Developers stand on the shoulders of giants. Even genre-defining games like Dark Souls, Spelunky or Slay the Spire are but mere copy of pre-existing games.

Split Super Mario World in its constituent parts, take most of it; Split Rogue in its constituent parts, take some of it. Mix them, you get Spelunky. Something fundamentally unoriginal, yet completely new and innovative.

Those are genre-defining games. The new mix of aromas created a new completely distinct and compelling flavor.

We have not just a new flavor, but a new class of flavors. This is what a genre is. Games in the same genre share many aromas, yet all have their own subtle distinct flavor.

Games of the same developer have different flavors, yet have a consistent undertone. This is because the developer, like the player, has their personal taste, favorite aromas.

Aromas and flavors are a language indeed. Game design and play is a communion, a cryptophasia of players and developers.

I’m not proposing anything practical here (indeed, I warned you of that much at the beginning of the post).

I want to share a way of looking at games as beautiful things and allow anyone to appreciate them more for what they are. The language model of games may not help a company bump their quarterly revenue, but is a beautiful way of talking about games, it helps see into the core of the game, its essence, and appreciate all its flavor and scent.
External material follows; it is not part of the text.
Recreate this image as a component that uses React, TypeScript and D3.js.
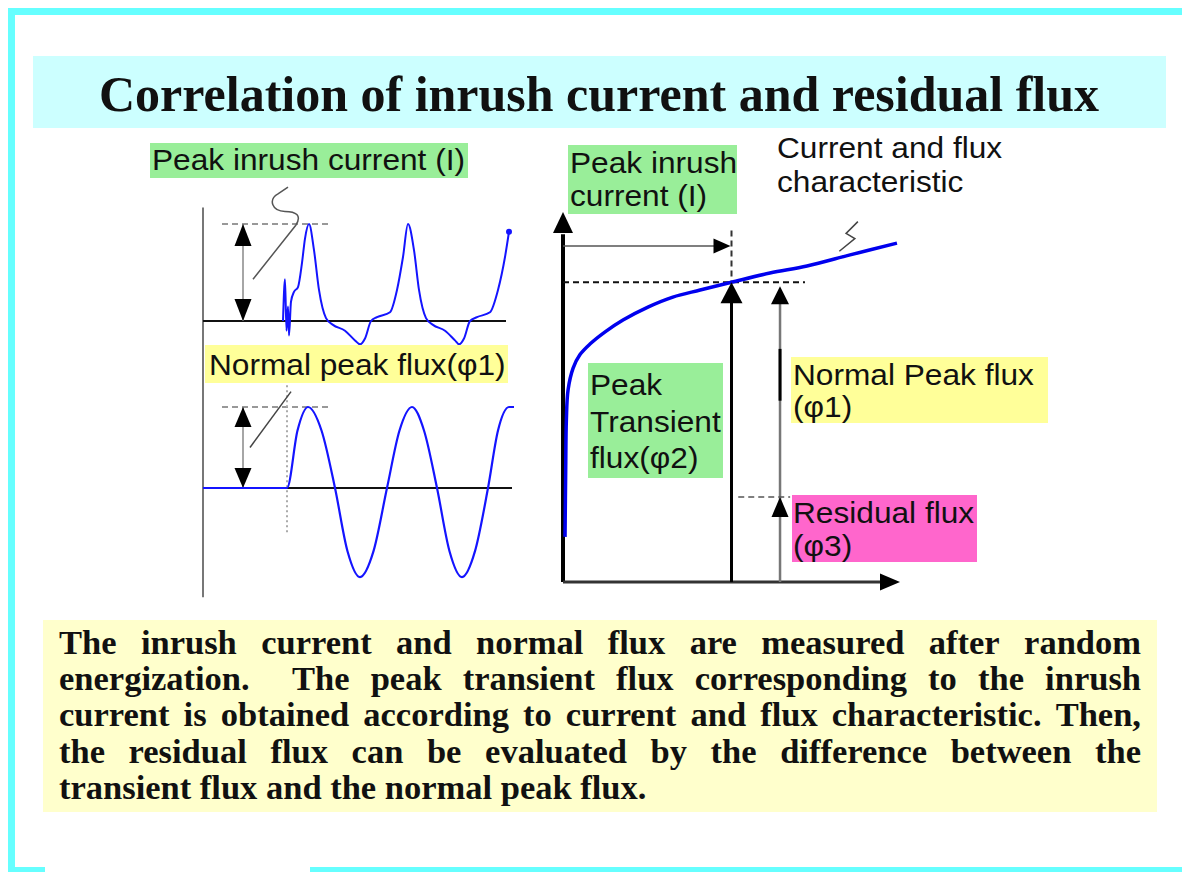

Maybe it’s pure navel gazing, maybe this could be honed into a game design tool? Who knows? Anyway, I hope I helped make things more beautiful.

tl;dr

Game is a medium, a mean of communication. Play is the resolution of a personal dialog between the developer and the player. (Or sometimes, between multiple players)

Game essence is what makes a game unique and places it in relation to other existing games. I call it flavor. Flavor is a sum of many aromas.

Aromas (or elements, game design atoms) are shared between games. Each game has however its own exact combination of aromas, which gives it its unique flavor. A genre is a common set of aromas.

The game developer picks up aromas from all the games they want (consciously or not) and put them together to create their own flavor in a new game.